*What to produce*: Word for word, restate the lines from the start of the data below through the line containing "from bokeh.resources import INLINE".

*Recorded information*:
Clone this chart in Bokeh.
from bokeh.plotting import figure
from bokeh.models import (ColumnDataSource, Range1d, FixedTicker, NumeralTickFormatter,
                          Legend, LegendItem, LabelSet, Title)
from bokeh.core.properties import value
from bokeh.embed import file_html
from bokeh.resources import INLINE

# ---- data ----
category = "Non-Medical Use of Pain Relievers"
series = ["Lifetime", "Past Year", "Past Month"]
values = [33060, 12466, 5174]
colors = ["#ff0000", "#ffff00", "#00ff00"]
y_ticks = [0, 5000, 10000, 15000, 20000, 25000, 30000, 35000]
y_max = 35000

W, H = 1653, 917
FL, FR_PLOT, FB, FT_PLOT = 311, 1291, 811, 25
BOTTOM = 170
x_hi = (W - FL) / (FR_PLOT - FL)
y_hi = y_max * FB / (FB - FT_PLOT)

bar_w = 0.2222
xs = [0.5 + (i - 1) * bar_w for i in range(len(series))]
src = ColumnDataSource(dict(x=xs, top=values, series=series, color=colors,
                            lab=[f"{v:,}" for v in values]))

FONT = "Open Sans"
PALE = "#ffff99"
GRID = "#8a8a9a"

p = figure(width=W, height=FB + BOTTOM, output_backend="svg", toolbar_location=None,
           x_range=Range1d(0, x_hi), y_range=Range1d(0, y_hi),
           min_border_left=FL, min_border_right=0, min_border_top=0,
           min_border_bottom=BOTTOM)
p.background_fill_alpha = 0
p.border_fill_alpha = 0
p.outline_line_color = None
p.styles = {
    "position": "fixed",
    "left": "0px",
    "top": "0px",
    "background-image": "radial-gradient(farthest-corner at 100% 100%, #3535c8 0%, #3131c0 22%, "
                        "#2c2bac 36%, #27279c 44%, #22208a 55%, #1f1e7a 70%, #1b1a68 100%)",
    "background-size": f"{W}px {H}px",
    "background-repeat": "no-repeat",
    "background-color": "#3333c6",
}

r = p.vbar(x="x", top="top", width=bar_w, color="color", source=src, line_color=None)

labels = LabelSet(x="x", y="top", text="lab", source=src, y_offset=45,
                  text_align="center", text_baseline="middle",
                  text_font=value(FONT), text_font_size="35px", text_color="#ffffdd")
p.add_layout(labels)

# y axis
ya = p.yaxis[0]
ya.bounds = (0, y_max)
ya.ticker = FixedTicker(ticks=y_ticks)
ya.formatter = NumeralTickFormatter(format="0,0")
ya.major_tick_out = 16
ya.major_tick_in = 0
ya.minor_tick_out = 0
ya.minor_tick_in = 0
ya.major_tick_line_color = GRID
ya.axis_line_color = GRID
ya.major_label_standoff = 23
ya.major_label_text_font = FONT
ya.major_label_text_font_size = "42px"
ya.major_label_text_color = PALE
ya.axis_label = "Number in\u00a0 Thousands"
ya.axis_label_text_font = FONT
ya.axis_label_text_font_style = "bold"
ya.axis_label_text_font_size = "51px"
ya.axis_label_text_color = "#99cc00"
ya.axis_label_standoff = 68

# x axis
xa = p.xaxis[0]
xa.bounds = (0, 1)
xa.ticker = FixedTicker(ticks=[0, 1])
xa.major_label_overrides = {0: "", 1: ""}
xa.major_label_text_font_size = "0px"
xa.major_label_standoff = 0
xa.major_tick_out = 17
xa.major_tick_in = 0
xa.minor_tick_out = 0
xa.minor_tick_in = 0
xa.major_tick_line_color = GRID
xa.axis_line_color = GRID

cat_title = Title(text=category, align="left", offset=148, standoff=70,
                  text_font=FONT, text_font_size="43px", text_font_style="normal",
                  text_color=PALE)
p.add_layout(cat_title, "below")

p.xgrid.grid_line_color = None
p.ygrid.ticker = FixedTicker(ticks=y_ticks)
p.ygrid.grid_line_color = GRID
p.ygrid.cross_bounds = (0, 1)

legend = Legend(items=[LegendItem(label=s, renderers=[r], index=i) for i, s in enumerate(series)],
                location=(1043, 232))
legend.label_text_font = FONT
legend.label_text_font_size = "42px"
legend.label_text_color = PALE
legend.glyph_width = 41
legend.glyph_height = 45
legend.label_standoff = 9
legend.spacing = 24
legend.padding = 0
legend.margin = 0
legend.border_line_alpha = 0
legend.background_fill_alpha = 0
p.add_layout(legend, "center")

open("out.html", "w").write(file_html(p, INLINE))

*Result of the exercise*:
Clone this chart in Bokeh.
from bokeh.plotting import figure
from bokeh.models import (ColumnDataSource, Range1d, FixedTicker, NumeralTickFormatter,
                          Legend, LegendItem, LabelSet, Title)
from bokeh.core.properties import value
from bokeh.embed import file_html
from bokeh.resources import INLINE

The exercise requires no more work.